### Exercise input
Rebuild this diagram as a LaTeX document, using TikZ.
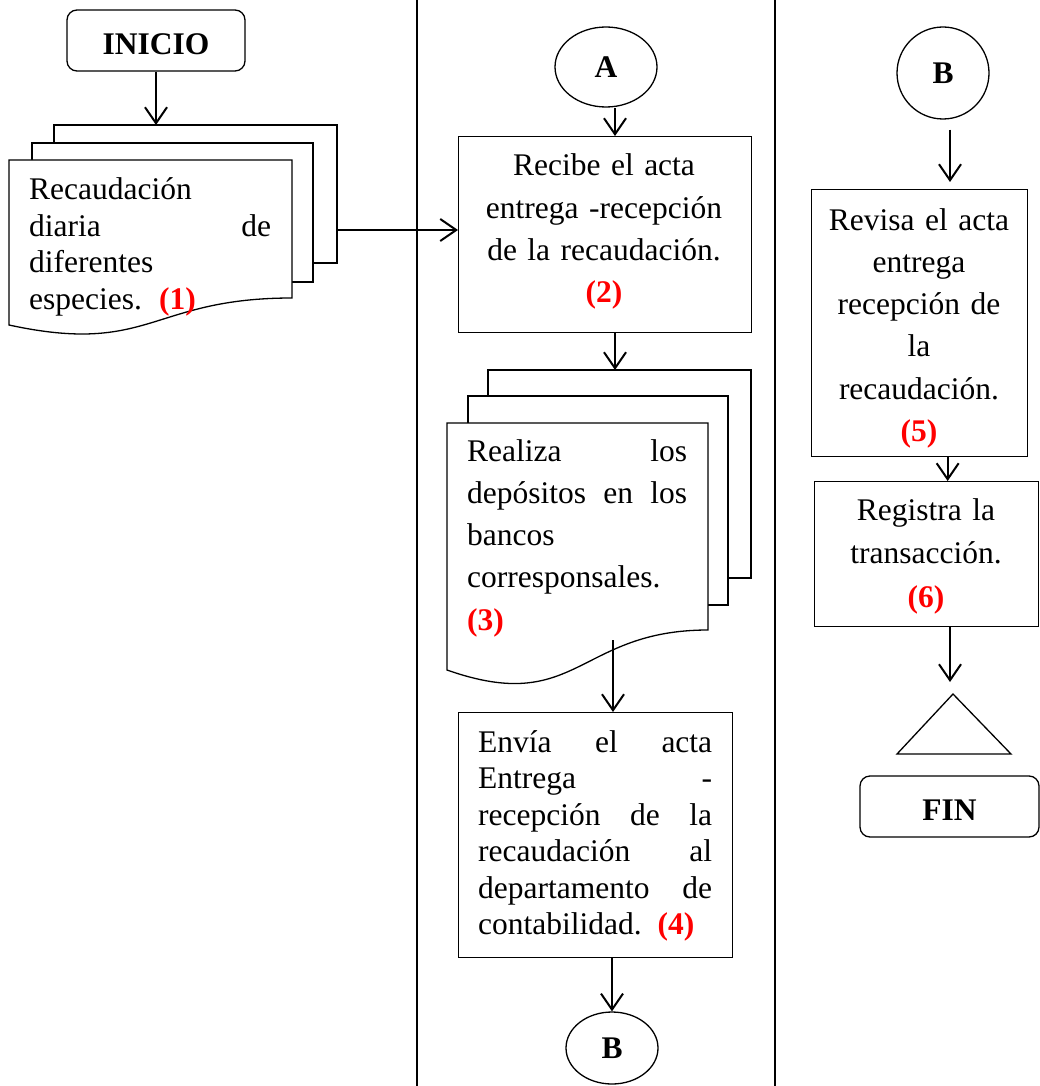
\documentclass[tikz,border=0pt]{standalone}
\usepackage{fontspec}
\setmainfont{Liberation Serif}
\usetikzlibrary{arrows.meta,shapes.geometric}
% a line spread over the given width; words are separated by \hfill
\newcommand\jline[2]{\leavevmode\hbox to #1{#2}}
\newcommand\num[1]{{\color{red}\bfseries(#1)}}
% text set a little lower while keeping its box unchanged
\newcommand\lowered[1]{\raisebox{-3.5pt}[\height][\depth]{#1}}
\begin{document}
\begin{tikzpicture}[x=1pt,y=-1pt,
  proc/.style={draw, line width=1.3pt, anchor=north west, inner sep=0pt},
  term/.style={draw, line width=1.3pt, rounded corners=10pt, inner sep=0pt,
    font=\fontsize{31.5}{36}\selectfont\bfseries},
  conn/.style={draw, line width=1.3pt, inner sep=0pt, ellipse,
    font=\fontsize{31.5}{36}\selectfont\bfseries},
  sheet/.style={line width=1.3pt, line join=miter},
  arr/.style={line width=2pt, -{Straight Barb[length=16pt,width=22pt]}},
  tight/.style={inner sep=0pt, anchor=base west, align=left,
    font=\fontsize{31.5}{36.5}\selectfont},
  loose/.style={inner sep=0pt, anchor=base, align=center,
    font=\fontsize{31.5}{42.3}\selectfont}]
\useasboundingbox (0,0) rectangle (1040,1086);

% swimlane separators
\draw[line width=2pt] (417,0) -- (417,1086);
\draw[line width=2pt] (775,0) -- (775,1086);

% ---- first lane ----
\node[term, minimum width=178pt, minimum height=61pt] (ini) at (156,40.5) {\lowered{INICIO}};

% stacked documents (1)
\draw[sheet] (54,143) -- (54,125) -- (337,125) -- (337,263) -- (313,263);
\draw[sheet] (32,160) -- (32,143) -- (313,143) -- (313,282) -- (292,282);
\draw[sheet, fill=white] (9,160) -- (292,160) -- (292,298)
  .. controls (150.5,298) and (150.5,355.7) .. (9,325) -- cycle;
\coordinate (d1top) at (156,125);
\coordinate (d1out) at (337,230);
\node[tight, text width=242pt] (t1) at (29,200)
  {Recaudación\\ \jline{242pt}{diaria\hfill de}\\ diferentes\\ especies.\hspace{17pt}\num{1}};

% ---- second lane ----
\node[conn, minimum width=102pt, minimum height=80pt] (A) at (606,67) {A};
\node[proc, minimum width=293pt, minimum height=196pt] (b2) at (458,136) {};
\node[loose, text width=290pt] (t2) at (604,176)
  {Recibe el acta\\ entrega -recepción\\ de la recaudación.\\ \num{2}};

% stacked documents (3)
\draw[sheet] (488,396) -- (488,370) -- (751,370) -- (751,578) -- (728,578);
\draw[sheet] (468,423) -- (468,396) -- (728,396) -- (728,605) -- (708,605);
\draw[sheet, fill=white] (447,423) -- (708,423) -- (708,630)
  .. controls (577.5,630) and (577.5,716) .. (447,670) -- cycle;
\coordinate (d3top) at (615,370);
\coordinate (d3out) at (613,640);
\node[tight, text width=220pt, font=\fontsize{31.5}{42.3}\selectfont] (t3) at (467,461)
  {\jline{220pt}{Realiza\hfill los}\\ \jline{220pt}{depósitos\hfill en\hfill los}\\
   bancos\\ corresponsales.\\ \num{3}};

\node[proc, minimum width=274pt, minimum height=245pt] (b4) at (458,712) {};
\node[tight, text width=234pt] (t4) at (478,752)
  {\jline{234pt}{Envía\hfill el\hfill acta}\\ \jline{234pt}{Entrega\hfill -}\\
   \jline{234pt}{recepción\hfill de\hfill la}\\ \jline{234pt}{recaudación\hfill al}\\
   \jline{234pt}{departamento\hfill de}\\ contabilidad. \num{4}};

\node[conn, minimum width=92pt, minimum height=72pt] (Bb) at (612,1048) {B};

% ---- third lane ----
\node[conn, minimum width=92pt, minimum height=92pt] (Bt) at (943,73) {B};
\node[proc, minimum width=216pt, minimum height=267pt] (b5) at (811,189) {};
\node[loose, text width=210pt] (t5) at (919,230)
  {Revisa el acta\\ entrega\\ recepción de\\ la\\ recaudación.\\ \num{5}};
\node[proc, minimum width=224pt, minimum height=145pt] (b6) at (814,481) {};
\node[loose, text width=215pt, font=\fontsize{31.5}{43.5}\selectfont] (t6) at (926,520)
  {Registra la\\ transacción.\\ \num{6}};

% off-page end marker
\draw[line width=1.3pt] (953,694) -- (1011,754) -- (897,754) -- cycle;
\coordinate (tri) at (950,694);
\node[term, minimum width=179pt, minimum height=61pt] (fin) at (949.5,806.5) {\lowered{FIN}};

% ---- connectors ----
\draw[arr] (ini.south) -- (d1top);
\draw[arr] (d1out) -- (d1out -| b2.west);
\draw[arr] ([xshift=9pt]A.south) -- ([xshift=9pt]A.south |- b2.north);
\draw[arr] (d3top |- b2.south) -- (d3top);
\draw[arr] (d3out) -- (d3out |- b4.north);
\draw[arr] (Bb.north |- b4.south) -- (Bb.north);
\draw[arr, shorten <=10pt, shorten >=7pt] ([xshift=7pt]Bt.south) -- ([xshift=7pt]Bt.south |- b5.north);
\draw[arr] ([xshift=28pt]b5.south) -- ([xshift=28pt]b5.south |- b6.north);
\draw[arr, shorten >=12pt] (tri |- b6.south) -- (tri);
\end{tikzpicture}
\end{document}
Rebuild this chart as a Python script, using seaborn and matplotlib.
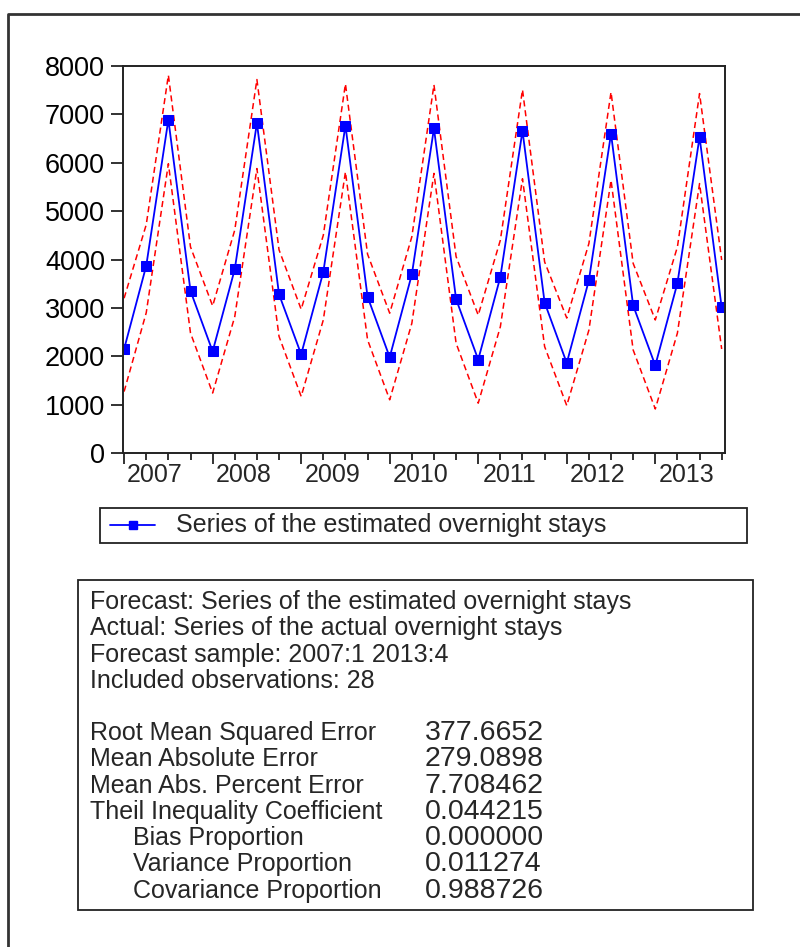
import matplotlib
matplotlib.use("Agg")
import matplotlib.pyplot as plt
import seaborn as sns
import numpy as np
import pandas as pd
from matplotlib.lines import Line2D
from matplotlib.patches import Rectangle

# ---------------- data ----------------
years = ["2007", "2008", "2009", "2010", "2011", "2012", "2013"]
quarters = [f"{y}Q{q}" for y in years for q in range(1, 5)]
forecast = [2150, 3870, 6890, 3350, 2100, 3800, 6820, 3280,
            2040, 3740, 6770, 3230, 1980, 3690, 6710, 3180,
            1930, 3640, 6660, 3110, 1860, 3570, 6600, 3050,
            1810, 3510, 6530, 3010]
upper = [3200, 4720, 7810, 4260, 3040, 4610, 7720, 4200,
         2970, 4500, 7630, 4110, 2890, 4470, 7610, 4060,
         2850, 4400, 7510, 3950, 2790, 4330, 7460, 3920,
         2750, 4260, 7430, 3990]
lower = [1270, 2900, 5980, 2480, 1240, 2820, 5880, 2410,
         1170, 2750, 5810, 2340, 1100, 2680, 5780, 2270,
         1030, 2610, 5670, 2200, 980, 2540, 5640, 2130,
         910, 2480, 5570, 2150]
yticks = [0, 1000, 2000, 3000, 4000, 5000, 6000, 7000, 8000]
legend_label = "Series of the estimated overnight stays"
stats_header = ["Forecast: Series of the estimated overnight stays",
                "Actual: Series of the actual overnight stays",
                "Forecast sample: 2007:1 2013:4",
                "Included observations: 28"]
stats_names = ["Root Mean Squared Error", "Mean Absolute Error",
               "Mean Abs. Percent Error", "Theil Inequality Coefficient",
               "Bias Proportion", "Variance Proportion", "Covariance Proportion"]
stats_indent = [False, False, False, False, True, True, True]
stats_values = ["377.6652", "279.0898", "7.708462", "0.044215",
                "0.000000", "0.011274", "0.988726"]

df = pd.DataFrame({"quarter": quarters, "forecast": forecast,
                   "upper": upper, "lower": lower})
df["pos"] = np.arange(len(df))

# ---------------- figure ----------------
sns.set_style("white")
plt.rcParams["font.family"] = ["Liberation Sans", "DejaVu Sans"]
FS = 18
FS_YT = 19.5
FS_YR = 18
FS_VAL = 20.5
W, H = 800, 947
fig = plt.figure(figsize=(W / 100, H / 100), dpi=100)


def fx(px):
    return px / W


def fy(py):
    return 1 - py / H


ax = fig.add_axes([fx(123), fy(453), (725 - 123) / W, (453 - 66) / H])

sns.lineplot(data=df, x="pos", y="upper", ax=ax, color="#ff0000",
             linewidth=1.1, linestyle=(0, (4, 2.5)), legend=False)
sns.lineplot(data=df, x="pos", y="lower", ax=ax, color="#ff0000",
             linewidth=1.1, linestyle=(0, (4, 2.5)), legend=False)
sns.lineplot(data=df, x="pos", y="forecast", ax=ax, color="#0000ff",
             linewidth=1.3, marker="s", markersize=7.5,
             markeredgecolor="#0000ff", markerfacecolor="#0000ff", legend=False)

ax.set_xlim(-0.05, 27.15)
ax.set_ylim(0, 8000)
ax.set_yticks(yticks)
ax.set_yticklabels([str(v) for v in yticks], fontsize=FS_YT)
ax.set_xticks(np.arange(0, 28, 4))
ax.set_xticklabels([])
ax.set_xticks(np.arange(0, 28, 1), minor=True)
ax.tick_params(axis="y", which="major", direction="out", length=9, width=1.3,
               pad=4, left=True, colors="#222222", labelcolor="black")
ax.tick_params(axis="x", which="major", direction="out", length=8, width=1.3,
               bottom=True, colors="#222222")
ax.tick_params(axis="x", which="minor", direction="out", length=5, width=1.3,
               bottom=True, colors="#222222")
for i, y in enumerate(years):
    ax.text(4 * i + 1.4, -0.025, y, transform=ax.get_xaxis_transform(),
            ha="center", va="top", fontsize=FS_YR)
for s in ax.spines.values():
    s.set_color("#222222")
    s.set_linewidth(1.4)
ax.set_xlabel("")
ax.set_ylabel("")
ax.grid(False)

# ---------------- legend box ----------------
fig.patches.append(Rectangle((fx(100), fy(543)), (747 - 100) / W, (543 - 508) / H,
                             transform=fig.transFigure, fill=False,
                             edgecolor="#222222", linewidth=1.3))
fig.lines.append(Line2D([fx(110), fx(155)], [fy(525), fy(525)],
                        transform=fig.transFigure, color="#0000ff", linewidth=1.3))
fig.lines.append(Line2D([fx(133)], [fy(525)], transform=fig.transFigure,
                        color="#0000ff", marker="s", markersize=5.5, linestyle="none"))
fig.text(fx(176), fy(525), legend_label, fontsize=FS, ha="left", va="center")

# ---------------- stats box ----------------
fig.patches.append(Rectangle((fx(78), fy(910)), (753 - 78) / W, (910 - 580) / H,
                             transform=fig.transFigure, fill=False,
                             edgecolor="#222222", linewidth=1.3))
header_y = [602, 628, 655, 681]
for t, y in zip(stats_header, header_y):
    fig.text(fx(90), fy(y), t, fontsize=FS, ha="left", va="center")
row_y = [733, 759, 786, 812, 838, 864, 891]
for name, ind, val, y in zip(stats_names, stats_indent, stats_values, row_y):
    fig.text(fx(133 if ind else 90), fy(y), name, fontsize=FS, ha="left", va="center")
    fig.text(fx(425), fy(y), val, fontsize=FS_VAL, ha="left", va="center")

# ---------------- outer frame ----------------
fig.lines.append(Line2D([fx(8), fx(8), fx(800)], [fy(947), fy(14), fy(14)],
                        transform=fig.transFigure, color="#333333", linewidth=2))

fig.savefig("out.png", dpi=100)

### Exercise directions
Extract the part of the records that opens with the line containing "Rebuild this chart" and closes with the line containing "from matplotlib.patches import Rectangle". Take only those lines, exactly, and no pictures.

### Right answer
Rebuild this chart as a Python script, using seaborn and matplotlib.
import matplotlib
matplotlib.use("Agg")
import matplotlib.pyplot as plt
import seaborn as sns
import numpy as np
import pandas as pd
from matplotlib.lines import Line2D
from matplotlib.patches import Rectangle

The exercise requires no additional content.